→ **Stored data**
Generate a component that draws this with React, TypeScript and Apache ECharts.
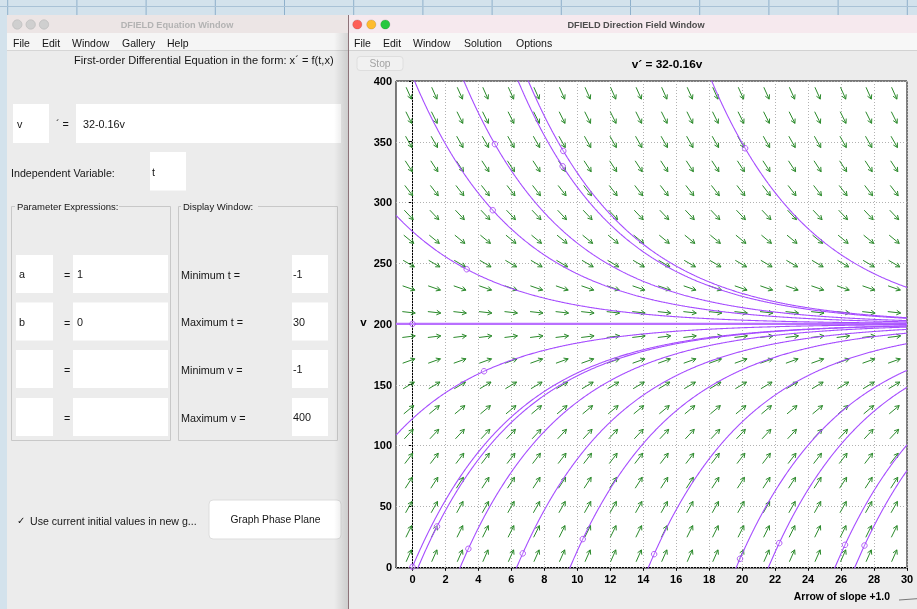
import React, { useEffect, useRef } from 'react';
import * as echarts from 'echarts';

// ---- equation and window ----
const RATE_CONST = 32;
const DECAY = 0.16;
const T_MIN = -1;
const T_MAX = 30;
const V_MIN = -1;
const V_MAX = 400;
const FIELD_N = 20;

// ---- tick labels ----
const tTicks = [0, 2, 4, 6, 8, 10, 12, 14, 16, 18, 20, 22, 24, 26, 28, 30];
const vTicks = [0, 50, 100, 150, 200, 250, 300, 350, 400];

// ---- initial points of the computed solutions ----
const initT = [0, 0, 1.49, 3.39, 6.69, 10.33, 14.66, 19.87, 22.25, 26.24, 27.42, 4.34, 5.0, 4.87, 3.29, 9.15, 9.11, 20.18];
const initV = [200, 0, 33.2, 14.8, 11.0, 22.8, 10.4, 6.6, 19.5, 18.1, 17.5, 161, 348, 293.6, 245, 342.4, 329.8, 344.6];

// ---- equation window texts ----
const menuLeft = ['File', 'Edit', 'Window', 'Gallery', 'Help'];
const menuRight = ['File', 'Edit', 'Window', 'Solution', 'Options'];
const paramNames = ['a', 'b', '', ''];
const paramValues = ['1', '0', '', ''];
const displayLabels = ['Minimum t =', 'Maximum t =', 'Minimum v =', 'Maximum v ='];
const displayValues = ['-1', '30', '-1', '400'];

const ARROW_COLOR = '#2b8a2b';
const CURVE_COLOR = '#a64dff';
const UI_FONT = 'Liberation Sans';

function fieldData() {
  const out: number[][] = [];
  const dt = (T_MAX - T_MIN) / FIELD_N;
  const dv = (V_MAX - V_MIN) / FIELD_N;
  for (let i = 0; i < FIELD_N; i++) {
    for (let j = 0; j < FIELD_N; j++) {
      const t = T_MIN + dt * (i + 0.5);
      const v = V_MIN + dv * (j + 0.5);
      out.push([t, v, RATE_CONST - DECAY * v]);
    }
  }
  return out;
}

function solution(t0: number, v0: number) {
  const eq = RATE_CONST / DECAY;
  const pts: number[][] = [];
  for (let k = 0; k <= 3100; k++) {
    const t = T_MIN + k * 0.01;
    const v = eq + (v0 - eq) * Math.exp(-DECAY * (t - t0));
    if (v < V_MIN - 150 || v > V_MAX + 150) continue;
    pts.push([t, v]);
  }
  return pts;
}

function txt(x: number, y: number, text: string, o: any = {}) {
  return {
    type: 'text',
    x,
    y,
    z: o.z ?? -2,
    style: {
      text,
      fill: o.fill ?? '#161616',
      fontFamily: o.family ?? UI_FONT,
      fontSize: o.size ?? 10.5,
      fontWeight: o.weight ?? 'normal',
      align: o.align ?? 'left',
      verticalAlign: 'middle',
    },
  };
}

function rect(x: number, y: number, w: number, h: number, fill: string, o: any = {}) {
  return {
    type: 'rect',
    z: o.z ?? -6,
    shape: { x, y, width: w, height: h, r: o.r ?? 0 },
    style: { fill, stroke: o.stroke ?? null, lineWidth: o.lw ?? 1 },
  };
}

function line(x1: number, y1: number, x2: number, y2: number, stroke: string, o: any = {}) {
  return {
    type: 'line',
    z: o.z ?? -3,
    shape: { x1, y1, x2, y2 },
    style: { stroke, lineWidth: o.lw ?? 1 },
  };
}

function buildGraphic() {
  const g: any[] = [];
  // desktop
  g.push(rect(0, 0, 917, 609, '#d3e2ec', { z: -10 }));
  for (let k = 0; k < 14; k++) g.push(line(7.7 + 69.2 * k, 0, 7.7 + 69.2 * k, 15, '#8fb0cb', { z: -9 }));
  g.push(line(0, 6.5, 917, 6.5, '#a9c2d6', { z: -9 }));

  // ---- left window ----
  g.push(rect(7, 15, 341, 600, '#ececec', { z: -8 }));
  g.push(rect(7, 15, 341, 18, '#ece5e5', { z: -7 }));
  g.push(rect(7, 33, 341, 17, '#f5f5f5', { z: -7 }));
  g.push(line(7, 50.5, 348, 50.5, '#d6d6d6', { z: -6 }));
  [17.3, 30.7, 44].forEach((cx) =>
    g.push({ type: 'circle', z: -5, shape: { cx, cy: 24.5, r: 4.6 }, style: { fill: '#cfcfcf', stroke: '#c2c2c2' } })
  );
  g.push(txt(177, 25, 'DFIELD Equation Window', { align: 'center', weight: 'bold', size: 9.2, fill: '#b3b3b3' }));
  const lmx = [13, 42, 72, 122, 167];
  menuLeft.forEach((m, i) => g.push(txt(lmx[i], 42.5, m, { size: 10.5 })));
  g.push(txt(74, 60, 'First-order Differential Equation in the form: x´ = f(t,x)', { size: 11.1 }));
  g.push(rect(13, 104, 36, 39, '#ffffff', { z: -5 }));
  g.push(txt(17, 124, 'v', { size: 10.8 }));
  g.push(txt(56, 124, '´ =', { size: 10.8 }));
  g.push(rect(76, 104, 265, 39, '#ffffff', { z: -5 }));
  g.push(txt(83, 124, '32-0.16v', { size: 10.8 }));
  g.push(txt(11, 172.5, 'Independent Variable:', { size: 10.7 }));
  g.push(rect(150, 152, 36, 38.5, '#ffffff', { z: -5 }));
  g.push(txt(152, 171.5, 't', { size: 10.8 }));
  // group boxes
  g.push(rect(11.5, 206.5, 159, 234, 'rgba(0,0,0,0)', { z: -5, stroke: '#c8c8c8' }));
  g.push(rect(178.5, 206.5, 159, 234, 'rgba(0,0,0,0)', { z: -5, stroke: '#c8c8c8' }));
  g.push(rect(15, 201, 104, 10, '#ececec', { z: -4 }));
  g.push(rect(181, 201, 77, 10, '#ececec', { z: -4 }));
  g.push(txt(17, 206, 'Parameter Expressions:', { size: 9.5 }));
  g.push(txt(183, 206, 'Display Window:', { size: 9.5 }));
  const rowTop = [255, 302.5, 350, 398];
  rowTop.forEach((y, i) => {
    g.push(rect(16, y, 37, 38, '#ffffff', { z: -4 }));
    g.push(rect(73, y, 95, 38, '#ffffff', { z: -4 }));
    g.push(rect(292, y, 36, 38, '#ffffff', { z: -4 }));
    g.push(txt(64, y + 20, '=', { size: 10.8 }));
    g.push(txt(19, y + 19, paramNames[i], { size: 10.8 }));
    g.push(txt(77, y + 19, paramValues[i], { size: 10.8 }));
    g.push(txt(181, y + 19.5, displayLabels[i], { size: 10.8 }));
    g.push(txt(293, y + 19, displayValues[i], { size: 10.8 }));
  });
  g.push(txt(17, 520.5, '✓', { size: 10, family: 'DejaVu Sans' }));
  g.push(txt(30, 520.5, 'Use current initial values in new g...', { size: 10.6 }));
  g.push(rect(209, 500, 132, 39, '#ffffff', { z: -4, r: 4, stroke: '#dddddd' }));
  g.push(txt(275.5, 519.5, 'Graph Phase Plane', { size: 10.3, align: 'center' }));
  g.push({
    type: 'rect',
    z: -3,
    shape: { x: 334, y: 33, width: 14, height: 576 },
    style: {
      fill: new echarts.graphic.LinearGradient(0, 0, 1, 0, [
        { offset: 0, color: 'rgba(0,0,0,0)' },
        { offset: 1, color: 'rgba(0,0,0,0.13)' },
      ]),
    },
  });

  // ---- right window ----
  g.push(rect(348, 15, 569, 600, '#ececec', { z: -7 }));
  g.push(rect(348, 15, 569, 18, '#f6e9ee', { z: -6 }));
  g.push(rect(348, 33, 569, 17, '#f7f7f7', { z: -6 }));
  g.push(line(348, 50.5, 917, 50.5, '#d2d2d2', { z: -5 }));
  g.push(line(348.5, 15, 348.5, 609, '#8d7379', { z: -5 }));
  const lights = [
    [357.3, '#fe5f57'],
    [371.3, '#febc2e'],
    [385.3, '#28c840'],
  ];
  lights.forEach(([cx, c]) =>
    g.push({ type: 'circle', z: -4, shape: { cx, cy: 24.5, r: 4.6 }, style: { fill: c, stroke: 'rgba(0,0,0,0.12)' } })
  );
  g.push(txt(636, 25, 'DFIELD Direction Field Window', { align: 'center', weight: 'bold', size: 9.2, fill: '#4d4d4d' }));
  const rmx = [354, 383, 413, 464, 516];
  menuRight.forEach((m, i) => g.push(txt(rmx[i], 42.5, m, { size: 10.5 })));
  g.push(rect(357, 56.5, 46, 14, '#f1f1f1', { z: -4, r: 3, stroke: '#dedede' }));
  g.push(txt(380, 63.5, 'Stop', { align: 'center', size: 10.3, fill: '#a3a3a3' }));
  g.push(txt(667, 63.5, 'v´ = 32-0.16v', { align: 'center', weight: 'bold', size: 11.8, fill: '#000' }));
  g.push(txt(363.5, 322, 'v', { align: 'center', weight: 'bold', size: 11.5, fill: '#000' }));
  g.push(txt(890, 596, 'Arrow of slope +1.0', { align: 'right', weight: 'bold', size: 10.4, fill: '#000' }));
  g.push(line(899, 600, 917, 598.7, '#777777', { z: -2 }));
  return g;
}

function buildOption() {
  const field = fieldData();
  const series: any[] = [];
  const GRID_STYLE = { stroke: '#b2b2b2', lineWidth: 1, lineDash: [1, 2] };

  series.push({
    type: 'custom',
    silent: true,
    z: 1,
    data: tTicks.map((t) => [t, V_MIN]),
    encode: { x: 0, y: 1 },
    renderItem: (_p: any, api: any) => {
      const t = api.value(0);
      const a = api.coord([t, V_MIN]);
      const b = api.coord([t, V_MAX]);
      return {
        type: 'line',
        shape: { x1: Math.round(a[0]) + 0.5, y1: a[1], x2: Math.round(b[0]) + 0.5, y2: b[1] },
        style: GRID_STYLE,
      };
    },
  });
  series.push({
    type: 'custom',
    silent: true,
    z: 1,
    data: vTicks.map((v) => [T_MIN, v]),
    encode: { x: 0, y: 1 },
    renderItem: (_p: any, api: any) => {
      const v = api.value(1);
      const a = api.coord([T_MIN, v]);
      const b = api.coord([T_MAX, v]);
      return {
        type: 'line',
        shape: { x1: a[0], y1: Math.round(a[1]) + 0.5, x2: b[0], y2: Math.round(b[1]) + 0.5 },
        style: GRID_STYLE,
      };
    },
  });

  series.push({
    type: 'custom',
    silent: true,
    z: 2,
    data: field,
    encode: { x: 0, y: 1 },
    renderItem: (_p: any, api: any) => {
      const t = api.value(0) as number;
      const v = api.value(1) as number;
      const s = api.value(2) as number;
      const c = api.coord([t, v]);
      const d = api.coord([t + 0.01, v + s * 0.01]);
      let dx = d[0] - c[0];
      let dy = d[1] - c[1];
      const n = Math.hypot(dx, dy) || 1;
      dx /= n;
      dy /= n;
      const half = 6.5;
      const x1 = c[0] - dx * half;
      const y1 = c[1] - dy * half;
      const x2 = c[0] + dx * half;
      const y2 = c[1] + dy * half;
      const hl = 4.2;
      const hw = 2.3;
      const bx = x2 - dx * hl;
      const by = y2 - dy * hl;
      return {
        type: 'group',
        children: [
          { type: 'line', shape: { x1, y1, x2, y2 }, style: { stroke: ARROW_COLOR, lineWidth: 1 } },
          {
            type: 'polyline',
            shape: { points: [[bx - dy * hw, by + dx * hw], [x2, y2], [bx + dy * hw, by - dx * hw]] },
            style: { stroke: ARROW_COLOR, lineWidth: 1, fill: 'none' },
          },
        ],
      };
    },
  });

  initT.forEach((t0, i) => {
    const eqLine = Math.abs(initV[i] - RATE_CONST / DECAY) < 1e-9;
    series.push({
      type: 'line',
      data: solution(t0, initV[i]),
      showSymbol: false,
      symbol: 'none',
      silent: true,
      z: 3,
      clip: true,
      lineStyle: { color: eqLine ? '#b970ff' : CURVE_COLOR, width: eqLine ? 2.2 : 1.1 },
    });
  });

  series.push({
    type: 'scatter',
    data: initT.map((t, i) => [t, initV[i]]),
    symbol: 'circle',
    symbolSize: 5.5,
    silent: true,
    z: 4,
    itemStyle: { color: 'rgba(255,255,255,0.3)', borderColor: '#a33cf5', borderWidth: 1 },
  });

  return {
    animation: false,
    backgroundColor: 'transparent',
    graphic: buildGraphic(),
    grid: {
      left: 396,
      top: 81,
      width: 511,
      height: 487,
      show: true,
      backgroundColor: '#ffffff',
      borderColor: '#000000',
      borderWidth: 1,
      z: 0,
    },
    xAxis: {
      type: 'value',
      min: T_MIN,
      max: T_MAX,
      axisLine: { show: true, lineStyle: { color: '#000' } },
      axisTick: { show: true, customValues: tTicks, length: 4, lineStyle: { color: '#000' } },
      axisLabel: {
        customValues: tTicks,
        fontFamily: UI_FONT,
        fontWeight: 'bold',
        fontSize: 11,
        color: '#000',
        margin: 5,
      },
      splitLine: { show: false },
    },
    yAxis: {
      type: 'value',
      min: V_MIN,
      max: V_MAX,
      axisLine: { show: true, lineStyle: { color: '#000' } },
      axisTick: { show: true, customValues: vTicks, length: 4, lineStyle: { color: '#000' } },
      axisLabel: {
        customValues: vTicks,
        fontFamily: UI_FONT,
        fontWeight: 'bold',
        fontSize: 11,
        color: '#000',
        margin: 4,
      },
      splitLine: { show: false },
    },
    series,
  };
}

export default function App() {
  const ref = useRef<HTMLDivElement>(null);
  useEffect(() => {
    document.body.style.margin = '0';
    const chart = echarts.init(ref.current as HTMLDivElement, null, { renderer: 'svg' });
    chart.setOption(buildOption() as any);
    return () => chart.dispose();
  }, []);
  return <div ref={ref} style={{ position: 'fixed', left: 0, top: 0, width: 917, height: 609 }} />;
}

→ **Written problem**
Copy out each line of the data containing the string "React".

→ **Result of this exercise**
Generate a component that draws this with React, TypeScript and Apache ECharts.
import React, { useEffect, useRef } from 'react';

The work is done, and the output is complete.